I'm not sure that's true. The EU (25%) as a whole has more nuclear energy than the US (19%). About half of EU countries use nuclear power, keeping in mind almost half of EU countries have less people than Massachusetts.

Remember, the EU doesn't generally run energy policy. The individual countries do. If anything, it was a lack of commitment to green energy that led to this.

The EU assigns money it takes from the states - money the pro-nuclear states would've used for their nuclear energy, but since it was appropriated by the EU and then assigned by its own rules that were constructed to rule out nuclear energy, they couldn't. So our pro-nuclear state has huge fields of solar arrays that everybody here hates because it replaced natural parks and makes us more reliant on gas powerplants, and the our/EU money was taken by gangsters, we call them the "solar barons" - great, thanks EU.
For France (and I imagine it's similar for other countries), EU contributions are a smidgen under 1% of GDP. I can't imagine that makes the decisive difference here. And in any case, since the EU still gets more of its energy from nuclear than the US does they'd be doing a piss-poor job of it.

In fact, looking at the figures, the only countries worldwide that get more energy from nuclear than the EU _and_ aren't part of the EU are Ukraine (55%), South Korea (28%), Switzerland (29%), and Armenia (25%). And both Switzerland and Ukraine are synchronised with the greater European grid!

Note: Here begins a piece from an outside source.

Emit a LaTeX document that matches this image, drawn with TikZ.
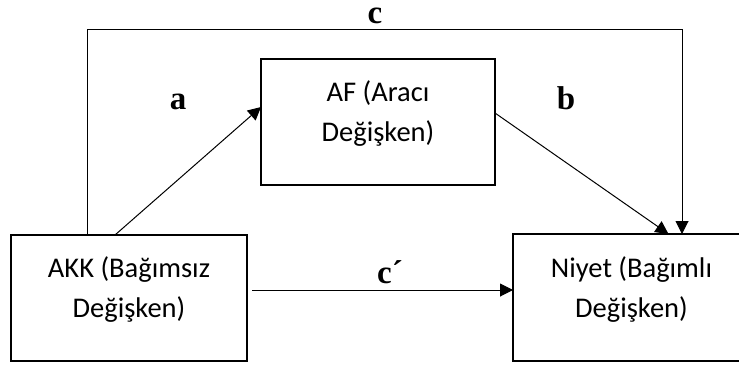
\documentclass[tikz,border=0pt]{standalone}
\usepackage{fontspec}
\setmainfont{Carlito}
\newfontfamily\labelfont{Liberation Serif}
\usetikzlibrary{arrows.meta,calc}
\tikzset{
  boxnode/.style={draw=black, line width=2.6pt, inner sep=0pt, outer sep=0pt},
  boxtext/.style={align=center, inner sep=0pt, font=\fontsize{28.5}{40}\selectfont},
  pathlabel/.style={anchor=base, inner sep=0pt, font=\labelfont\bfseries\fontsize{33}{36}\selectfont},
  conn/.style={draw=black, line width=1pt},
  arr/.style={conn, -{Triangle[length=13pt,width=13pt]}}
}
\begin{document}
\begin{tikzpicture}[x=1pt,y=-1pt]
\useasboundingbox (0,0) rectangle (739,365);
\clip (0,0) rectangle (739,365);
% boxes
\node[boxnode, minimum width=236pt, minimum height=126pt] (akk) at (129,298) {};
\node[boxnode, minimum width=234pt, minimum height=126pt] (af) at (378,122) {};
\node[boxnode, minimum width=237pt, minimum height=127pt] (niyet) at (631.5,297.5) {};
% box texts
\node[boxtext] (akkt) at ([yshift=8pt]akk.center) {AKK (Bağımsız\\Değişken)};
\node[boxtext] (aft) at ([yshift=8pt]af.center) {AF (Aracı\\Değişken)};
\node[boxtext] (niyett) at ([yshift=8pt]niyet.center) {Niyet (Bağımlı\\Değişken)};
% c path
\coordinate (c1) at (87,29);
\coordinate (c2) at (682,29);
\draw[arr] (akk.north -| c1) -- (c1) -- (c2) -- (niyet.north -| c2);
% a path
\draw[arr] ([xshift=-14pt]akk.north) -- ([yshift=15pt]af.west);
% b path
\draw[arr] ([yshift=9pt]af.east) -- ([xshift=37pt]niyet.north);
% c' path
\draw[arr] ([xshift=5pt,yshift=8pt]akk.east) -- ([yshift=7.5pt]niyet.west);
% labels
\node[pathlabel] (la) at (178,109) {a};
\node[pathlabel] (lb) at (566,109) {b};
\node[pathlabel] (lc) at (375,23) {c};
\node[pathlabel] (lcp) at (390,283) {c´};
\end{tikzpicture}
\end{document}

Ukraine has been synchronized only very recently and it's much more like an emergency interconnect. Zaporozhi Power Plant is under attack.
But it still shows there's more nuclear energy floating around the EU and it's neighbours than any other region of the world.
Most Oil from the Middle East goes to Asia and Europe, US produces enough energy itself. Yes US tries to stabilize the region, I think Asia and Europe gives not enough thanks.
The same how the US tries to stabilize the Taiwan/China conflict? :)))
I dont think that has anything to do with oil. Kinda similar though, should the USA help democratic small countries from authoritarian bullies next door? Maybe USA should just let the world burn like the Europeans do.